Committed to signing Jordan — then all but officially an Adidas man, especially according to his smarmy agent (Chris Messina) — Sonny goes rogue by traveling from Oregon to Jordan’s home in Wilmington, where he pleads his case directly to the athlete’s parents, Deloris (Viola Davis) and James (played by Davis’ actual, husband Julius Tennon). Skeptical of Sonny’s hard sell, Deloris nonetheless considers it, at which point Air starts to shift from the exclusively corporate to the slightly more human; arriving about halfway through the film’s runtime, Davis supplies a kind of serene gravitas unmatched by her co-stars, lending some much-needed dramatic substance to a film that elsewhere lacks it.

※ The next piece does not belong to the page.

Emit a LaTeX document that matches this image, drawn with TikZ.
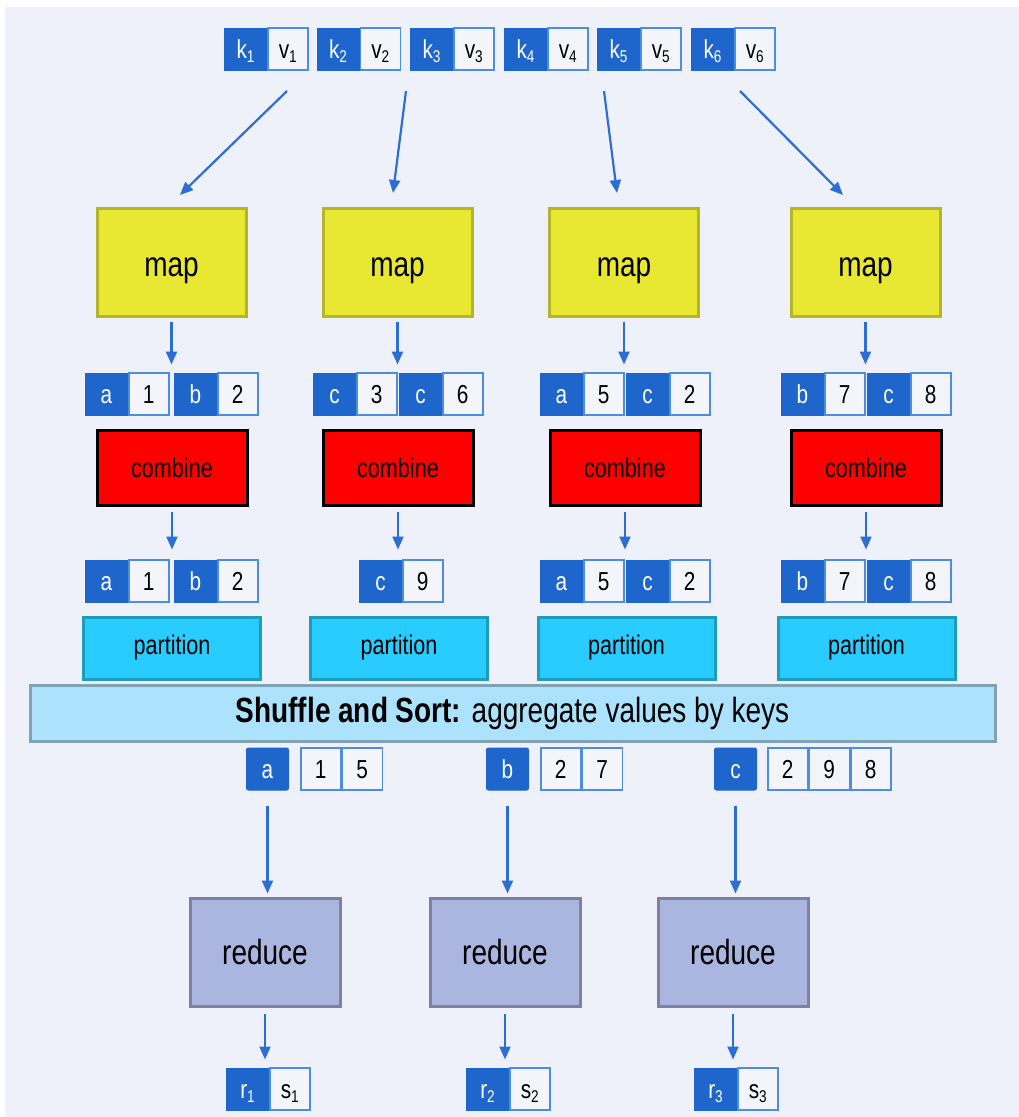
\documentclass[tikz,border=0pt]{standalone}
\usepackage{fontspec}
\setmainfont{Liberation Sans}[FakeStretch=0.8]
\usetikzlibrary{arrows.meta}
\definecolor{bgc}{HTML}{EEF1F9}
\definecolor{keyblue}{HTML}{1E66CC}
\definecolor{cellborder}{HTML}{4C8DE0}
\definecolor{cellfill}{HTML}{F3F5FA}
\definecolor{arrowc}{HTML}{2D6ED6}
\definecolor{mapfill}{HTML}{E8E833}
\definecolor{mapdraw}{HTML}{B5B52A}
\definecolor{partfill}{HTML}{28CCFF}
\definecolor{partdraw}{HTML}{1E9CC0}
\definecolor{shufill}{HTML}{ADE2FC}
\definecolor{shudraw}{HTML}{7FA2B5}
\definecolor{redfill}{HTML}{ABB6E0}
\definecolor{reddraw}{HTML}{7C82A0}
\newcommand\sbs[1]{\raisebox{-4pt}{\fontsize{17}{17}\selectfont #1}}
\newcommand\kvpair[5]{%
  \node[kcell] (#1k) at (#2,#3) {#4};
  \node[vcell] (#1v) at (#1k.east) {#5};}
\begin{document}
\begin{tikzpicture}[x=1pt,y=-1pt,
  cellfont/.style={font=\fontsize{26}{26}\selectfont, text height=18pt, text depth=0pt},
  kcell/.style={cellfont, fill=keyblue, draw=keyblue, line width=1pt, minimum width=42pt, minimum height=42pt, inner sep=0pt, text=white, anchor=west},
  vcell/.style={cellfont, fill=cellfill, draw=cellborder, line width=1.5pt, minimum width=40pt, minimum height=42pt, inner sep=0pt, text=black, anchor=west},
  keybox/.style={kcell, rounded corners=2pt, minimum width=42pt},
  mapbox/.style={fill=mapfill, draw=mapdraw, line width=3pt, minimum width=149pt, minimum height=108pt, inner sep=0pt, font=\fontsize{35}{35}\selectfont, text height=19pt, text depth=0pt},
  combox/.style={fill=red, draw=black, line width=3pt, minimum width=150pt, minimum height=75pt, inner sep=0pt, font=\fontsize{27}{27}\selectfont},
  partbox/.style={fill=partfill, draw=partdraw, line width=3pt, minimum width=177pt, minimum height=62pt, inner sep=0pt, font=\fontsize{27}{27}\selectfont},
  shubox/.style={fill=shufill, draw=shudraw, line width=3pt, minimum width=965pt, minimum height=56pt, inner sep=0pt, font=\fontsize{35}{35}\selectfont},
  redbox/.style={fill=redfill, draw=reddraw, line width=3pt, minimum width=150pt, minimum height=108pt, inner sep=0pt, font=\fontsize{35}{35}\selectfont},
  arr/.style={draw=arrowc, line width=2.2pt, -{Triangle[length=13pt,width=11pt]}}
]
\useasboundingbox (0,0) rectangle (1019,1117);
\fill[bgc] (5,7) rectangle (1019,1117);

% input pairs
\kvpair{i1}{224}{49}{k\sbs{1}}{v\sbs{1}}
\kvpair{i2}{316.5}{49}{k\sbs{2}}{v\sbs{2}}
\kvpair{i3}{410}{49}{k\sbs{3}}{v\sbs{3}}
\kvpair{i4}{504}{49}{k\sbs{4}}{v\sbs{4}}
\kvpair{i5}{597}{49}{k\sbs{5}}{v\sbs{5}}
\kvpair{i6}{691}{49}{k\sbs{6}}{v\sbs{6}}

% map boxes
\node[mapbox] (m1) at (171.5,262) {\raisebox{-5pt}{map}};
\node[mapbox] (m2) at (397.5,262) {\raisebox{-5pt}{map}};
\node[mapbox] (m3) at (624,262) {\raisebox{-5pt}{map}};
\node[mapbox] (m4) at (865.5,262) {\raisebox{-5pt}{map}};

\coordinate (s1) at (287,91); \coordinate (e1) at (180,195);
\coordinate (s2) at (406,91); \coordinate (e2) at (393,193);
\coordinate (s3) at (604,91); \coordinate (e3) at (617,193);
\coordinate (s4) at (740,91); \coordinate (e4) at (843,195);
\draw[arr] (s1) -- (e1);
\draw[arr] (s2) -- (e2);
\draw[arr] (s3) -- (e3);
\draw[arr] (s4) -- (e4);

% map outputs
\kvpair{a1}{85}{394}{a}{1}
\kvpair{a2}{174}{394}{b}{2}
\kvpair{b1}{313}{394}{c}{3}
\kvpair{b2}{399}{394}{c}{6}
\kvpair{c1}{540}{394}{a}{5}
\kvpair{c2}{626}{394}{c}{2}
\kvpair{d1}{781}{394}{b}{7}
\kvpair{d2}{867}{394}{c}{8}

\draw[arr, shorten <=4pt, shorten >=8pt] (m1.south) -- (m1.south |- a1k.north);
\draw[arr, shorten <=4pt, shorten >=8pt] (m2.south) -- (m2.south |- b1k.north);
\draw[arr, shorten <=4pt, shorten >=8pt] (m3.south) -- (m3.south |- c1k.north);
\draw[arr, shorten <=4pt, shorten >=8pt] (m4.south) -- (m4.south |- d1k.north);

% combine
\node[combox] (c1) at (172,467.5) {combine};
\node[combox] (c2) at (398,467.5) {combine};
\node[combox] (c3) at (625,467.5) {combine};
\node[combox] (c4) at (866,467.5) {combine};

% combine outputs
\kvpair{e1}{85}{581}{a}{1}
\kvpair{e2}{174}{581}{b}{2}
\kvpair{f1}{359}{581}{c}{9}
\kvpair{g1}{540}{581}{a}{5}
\kvpair{g2}{626}{581}{c}{2}
\kvpair{h1}{781}{581}{b}{7}
\kvpair{h2}{867}{581}{c}{8}

\draw[arr, shorten <=5pt, shorten >=10pt] (c1.south) -- (c1.south |- e1k.north);
\draw[arr, shorten <=5pt, shorten >=10pt] (c2.south) -- (c2.south |- f1k.north);
\draw[arr, shorten <=5pt, shorten >=10pt] (c3.south) -- (c3.south |- g1k.north);
\draw[arr, shorten <=5pt, shorten >=10pt] (c4.south) -- (c4.south |- h1k.north);

% partition
\node[partbox] (p1) at (172,648) {partition};
\node[partbox] (p2) at (399,648) {partition};
\node[partbox] (p3) at (626.5,648) {partition};
\node[partbox] (p4) at (866.5,648) {partition};

% shuffle
\node[shubox] (sh) at (512.5,713) {\textbf{Shuffle and Sort:} aggregate values by keys};

% grouped keys
\node[keybox] (ka) at (246,769) {a};
\node[vcell] (ka1) at (300,769) {1};
\node[vcell] (ka2) at (ka1.east) {5};
\node[keybox] (kb) at (486,769) {b};
\node[vcell] (kb1) at (540,769) {2};
\node[vcell] (kb2) at (kb1.east) {7};
\node[keybox] (kc) at (714,769) {c};
\node[vcell] (kc1) at (767,769) {2};
\node[vcell] (kc2) at (kc1.east) {9};
\node[vcell] (kc3) at (kc2.east) {8};

% reduce
\node[redbox] (r1) at (265,952) {reduce};
\node[redbox] (r2) at (505,952) {reduce};
\node[redbox] (r3) at (733,952) {reduce};

\draw[arr, shorten <=15pt, shorten >=3pt] (ka.south) -- (ka.south |- r1.north);
\draw[arr, shorten <=15pt, shorten >=3pt] (kb.south) -- (kb.south |- r2.north);
\draw[arr, shorten <=15pt, shorten >=3pt] (kc.south) -- (kc.south |- r3.north);

% outputs
\kvpair{o1}{226}{1089}{r\sbs{1}}{s\sbs{1}}
\kvpair{o2}{466}{1089}{r\sbs{2}}{s\sbs{2}}
\kvpair{o3}{694}{1089}{r\sbs{3}}{s\sbs{3}}

\draw[arr, shorten <=6pt, shorten >=8pt] (r1.south) -- (r1.south |- o1k.north);
\draw[arr, shorten <=6pt, shorten >=8pt] (r2.south) -- (r2.south |- o2k.north);
\draw[arr, shorten <=6pt, shorten >=8pt] (r3.south) -- (r3.south |- o3k.north);
\end{tikzpicture}
\end{document}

Back then, athletes were never compensated by any of the mega-corporations that traded on their images, despite their success in the world of sports being the very definition of individual triumph. Air briefly becomes a much more intriguing film as Deloris negotiates for her son to receive a cut of the sales revenue, a condition unheard of at the time and that nearly stops the deal in its tracks. 

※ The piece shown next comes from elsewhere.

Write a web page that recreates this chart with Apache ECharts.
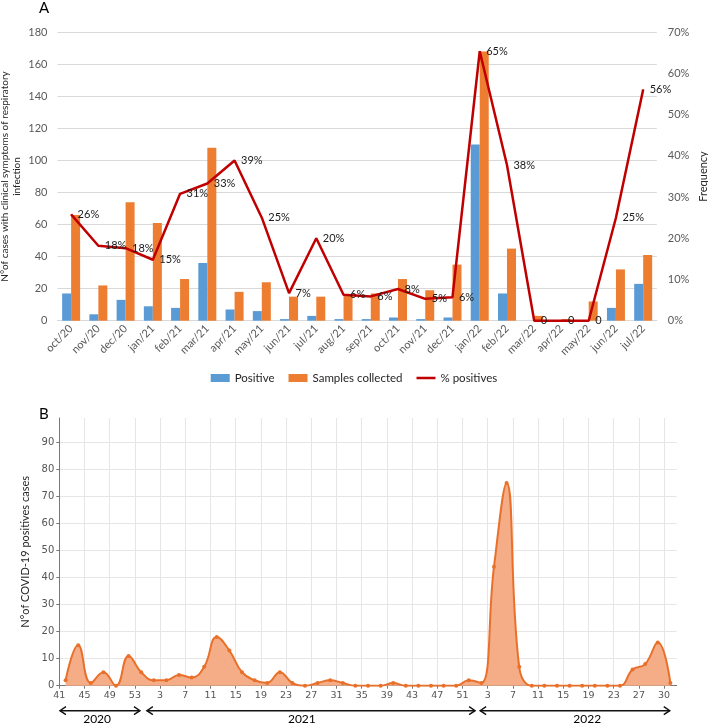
<!DOCTYPE html>
<html>
<head>
<meta charset="utf-8">
<script src="https://cdn.jsdelivr.net/npm/echarts@6/dist/echarts.min.js"></script>
<style>
  html, body { margin: 0; padding: 0; background: #fff; }
  #main { width: 708px; height: 724px; }
</style>
</head>
<body>
<div id="main"></div>
<script>
// panel A - monthly counts
const months = ['oct/20', 'nov/20', 'dec/20', 'jan/21', 'feb/21', 'mar/21', 'apr/21', 'may/21', 'jun/21', 'jul/21', 'aug/21',
  'sep/21', 'oct/21', 'nov/21', 'dec/21', 'jan/22', 'feb/22', 'mar/22', 'apr/22', 'may/22', 'jun/22', 'jul/22'];
const positive = [17, 4, 13, 9, 8, 36, 7, 6, 1, 3, 1, 1, 2, 1, 2, 110, 17, 0, 0, 0, 8, 23];
const samples = [66, 22, 74, 61, 26, 108, 18, 24, 15, 15, 16, 17, 26, 19, 35, 168, 45, 3, 1, 12, 32, 41];
const pctPositive = [25.8, 18.2, 17.6, 14.8, 30.8, 33.3, 38.9, 25, 6.7, 20, 6.3, 5.9, 7.7, 5.3, 5.7, 65.4, 37.8, 0, 0, 0, 25, 56.1];

// panel B - positives every second week (week 42/2020 ... week 31/2022)
const weekTicks = ['41', '45', '49', '53', '3', '7', '11', '15', '19', '23', '27', '31', '35', '39', '43', '47', '51',
  '3', '7', '11', '15', '19', '23', '27', '30'];
const weeklyPositives = [2, 15, 1, 5, 0, 11, 5, 2, 2, 4, 3, 7, 18, 13, 5, 2, 1, 5, 1, 0, 1, 2, 1, 0, 0,
  0, 1, 0, 0, 0, 0, 0, 2, 1, 44, 75, 7, 0, 0, 0, 0, 0, 0, 0, 0, 6, 8, 16, 1];
const years = ['2020', '2021', '2022'];
const yTicksB = [0, 10, 20, 30, 40, 50, 60, 70, 80, 90];

const weekCats = [];
for (let i = 0; i < 99; i++) {
  weekCats.push(i % 4 === 0 ? weekTicks[i / 4] : '');
}
const weekData = weeklyPositives.map((v, k) => [2 * k + 1, v]);

const FONT = 'Lato';
const GRID_B = '#E6E6E6';
const chart = echarts.init(document.getElementById('main'));

const option = {
  animation: false,
  textStyle: { fontFamily: FONT },
  title: [
    { text: 'A', left: 34, top: -4, textStyle: { fontSize: 15, fontWeight: 'normal', color: '#000', fontFamily: FONT } },
    { text: 'B', left: 34, top: 402, textStyle: { fontSize: 15, fontWeight: 'normal', color: '#000', fontFamily: FONT } }
  ],
  legend: {
    top: 367,
    left: 'center',
    itemWidth: 19,
    itemHeight: 8,
    itemGap: 14,
    textStyle: { fontSize: 11.5, color: '#262626', fontFamily: FONT },
    data: [
      { name: 'Positive', icon: 'rect' },
      { name: 'Samples collected', icon: 'rect' },
      { name: '% positives', icon: 'path://M0,0 L20,0 L20,0 Z M0,2.8 L20,2.8 L20,5.2 L0,5.2 Z M0,8 L20,8 L20,8 Z' }
    ]
  },
  grid: [
    { left: 57.5, top: 32.3, width: 599.3, height: 288.4, outerBoundsMode: 'none', containLabel: false },
    { left: 59.3, top: 418, width: 617.4, height: 267.7, outerBoundsMode: 'none', containLabel: false }
  ],
  xAxis: [
    {
      gridIndex: 0,
      type: 'category',
      data: months,
      axisLine: { lineStyle: { color: '#D9D9D9' } },
      axisTick: { show: false },
      axisLabel: { rotate: 45, interval: 0, fontSize: 11, color: '#595959', margin: 6 }
    },
    {
      gridIndex: 1,
      type: 'category',
      data: weekCats,
      boundaryGap: false,
      axisLine: { lineStyle: { color: '#777' } },
      axisTick: { show: true, interval: 3, length: 3, lineStyle: { color: '#777' } },
      axisLabel: {
        interval: 3, fontSize: 9.5, color: '#555', margin: 5, fontFamily: 'DejaVu Sans',
        formatter: (v, i) => weekTicks[i / 4]
      },
      splitLine: { show: true, interval: 3, lineStyle: { color: GRID_B } }
    }
  ],
  yAxis: [
    {
      gridIndex: 0,
      type: 'value',
      min: 0, max: 180, interval: 20,
      name: 'N°of cases with clinical symptoms of respiratory\ninfection',
      nameLocation: 'middle',
      nameGap: 34,
      nameMoveOverlap: false,
      nameTextStyle: { fontSize: 10, color: '#262626', lineHeight: 12.5 },
      axisLine: { show: false },
      axisTick: { show: false },
      axisLabel: { fontSize: 11, color: '#595959', margin: 10 },
      splitLine: { lineStyle: { color: '#D9D9D9' } }
    },
    {
      gridIndex: 0,
      type: 'value',
      position: 'right',
      min: 0, max: 70, interval: 10,
      name: 'Frequency',
      nameLocation: 'middle',
      nameGap: 41,
      nameMoveOverlap: false,
      nameTextStyle: { fontSize: 11, color: '#262626' },
      axisLine: { show: false },
      axisTick: { show: false },
      axisLabel: { fontSize: 11, color: '#595959', margin: 11, formatter: '{value}%' },
      splitLine: { show: false }
    },
    {
      gridIndex: 1,
      type: 'value',
      min: 0, max: 99, interval: 10,
      name: 'N°of COVID-19 positives cases',
      nameLocation: 'middle',
      nameGap: 28,
      nameMoveOverlap: false,
      nameTextStyle: { fontSize: 11, color: '#262626' },
      axisLine: { show: true, lineStyle: { color: '#777' } },
      axisTick: { show: true, length: 3, customValues: yTicksB, lineStyle: { color: '#777' } },
      axisLabel: { fontSize: 10, color: '#555', margin: 5, fontFamily: 'DejaVu Sans', customValues: yTicksB },
      splitLine: { lineStyle: { color: [GRID_B, GRID_B, GRID_B, GRID_B, GRID_B, GRID_B, GRID_B, GRID_B, GRID_B, GRID_B, 'rgba(0,0,0,0)'] } }
    }
  ],
  series: [
    {
      name: 'Positive',
      type: 'bar',
      xAxisIndex: 0, yAxisIndex: 0,
      data: positive,
      barWidth: 9,
      barGap: '0%',
      itemStyle: { color: '#5B9BD5' }
    },
    {
      name: 'Samples collected',
      type: 'bar',
      xAxisIndex: 0, yAxisIndex: 0,
      data: samples,
      barWidth: 9,
      itemStyle: { color: '#ED7D31' }
    },
    {
      name: '% positives',
      type: 'line',
      xAxisIndex: 0, yAxisIndex: 1,
      data: pctPositive,
      symbol: 'circle',
      symbolSize: 1,
      showSymbol: true,
      lineStyle: { color: '#C00000', width: 2.5 },
      itemStyle: { color: '#C00000' },
      z: 5,
      labelLayout: { hideOverlap: false },
      label: {
        show: true,
        position: 'right',
        distance: 6,
        offset: [0, 1],
        fontSize: 11,
        color: '#1a1a1a',
        fontFamily: FONT,
        formatter: p => p.value === 0 ? '0' : Math.round(p.value) + '%'
      }
    },
    {
      name: 'weekly',
      type: 'line',
      xAxisIndex: 1, yAxisIndex: 2,
      data: weekData,
      smooth: 0.45,
      symbol: 'circle',
      symbolSize: 4,
      showSymbol: true,
      lineStyle: { color: '#E8702A', width: 2 },
      itemStyle: { color: '#E8702A' },
      areaStyle: { color: '#F5AD88', opacity: 1 }
    }
  ]
};
chart.setOption(option);

// year arrows under panel B, placed in category units of the weekly axis
const yearSpans = [[0.1, 12.8], [13.9, 66], [66.8, 96.9]];
const yearLabelAt = [6, 38.5, 83.8];
const p0 = chart.convertToPixel({ xAxisIndex: 1 }, 0);
const p96 = chart.convertToPixel({ xAxisIndex: 1 }, 96);
const px = i => p0 + (p96 - p0) * i / 96;
const arrowY = 710.7;
const graphics = [];
yearSpans.forEach((s, k) => {
  const x1 = px(s[0]), x2 = px(s[1]);
  graphics.push({
    type: 'line', shape: { x1: x1, y1: arrowY, x2: x2, y2: arrowY },
    style: { stroke: '#111', lineWidth: 1.4 }
  });
  graphics.push({
    type: 'polyline', shape: { points: [[x1 + 6, arrowY - 4], [x1, arrowY], [x1 + 6, arrowY + 4]] },
    style: { stroke: '#111', lineWidth: 1.4, fill: null }
  });
  graphics.push({
    type: 'polyline', shape: { points: [[x2 - 6, arrowY - 4], [x2, arrowY], [x2 - 6, arrowY + 4]] },
    style: { stroke: '#111', lineWidth: 1.4, fill: null }
  });
  graphics.push({
    type: 'text', x: px(yearLabelAt[k]), y: 713,
    style: { text: years[k], fontSize: 12, fontFamily: FONT, fill: '#000', textAlign: 'center', textVerticalAlign: 'top' }
  });
});
chart.setOption({ graphic: graphics });
</script>
</body>
</html>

Ultimately, though, everyone watching this film knows how it will end, and Affleck — working from a snappy script by Alex Convery — often seems uncertain how to make Air more than a craven tribute to high capitalism and its emissaries. (That Affleck reportedly took almost all of the notes given to him by Amazon perhaps explains the imbalance between multiple montages of ’80s ephemera and only a throwaway line about Nike’s exploitative labor practices.) Working with legendary cinematographer Robert Richardson, Affleck emphasizes everyday functionality in reproducing what office life must have been like in the ’80s, with Nike’s Beaverton offices providing a familiar floor of crowded desks, fax machines, and fluorescent ceiling lights. His nostalgia comes through — how else — in his adoration of brands that defined the era, from Rubik’s Cubes to ColecoVision, as well as the weird decision to close out the film with Bruce Springsteen‘s “Born in the USA,” a more loaded provocation in contemplating realities of the American dream than any Air is inclined to aim, shoot, or score. 

There’s still pleasure to be found in watching all the Sorkin-ish dialogue get batted around by Damon and Affleck, both of whom have been playing these characters in their sleep for years. Their friendship and creative partnership now encompasses a production company, Artists Equity, that intends to secure better compensation for actors and production crews through an ownership participation scheme, and that context helps explain why Air treats its story of a business deal as one of aspirational triumph. But it grows wearying, after a time, to watch a film about how the rich became even richer, particularly one made by Amazon and styled even ironically as an underdog narrative. This is a solid exercise in brand mythology, putting the “commercial” in commercial filmmaking, but one with such a predestined outcome that all its Mad Men-esque wheeling and dealing can’t mask the sensation of all its characters running in place.

Grade: B-

Air had its world premiere at the SXSW Film Festival and is now playing exclusively in theaters nationwide courtesy of Amazon Studios.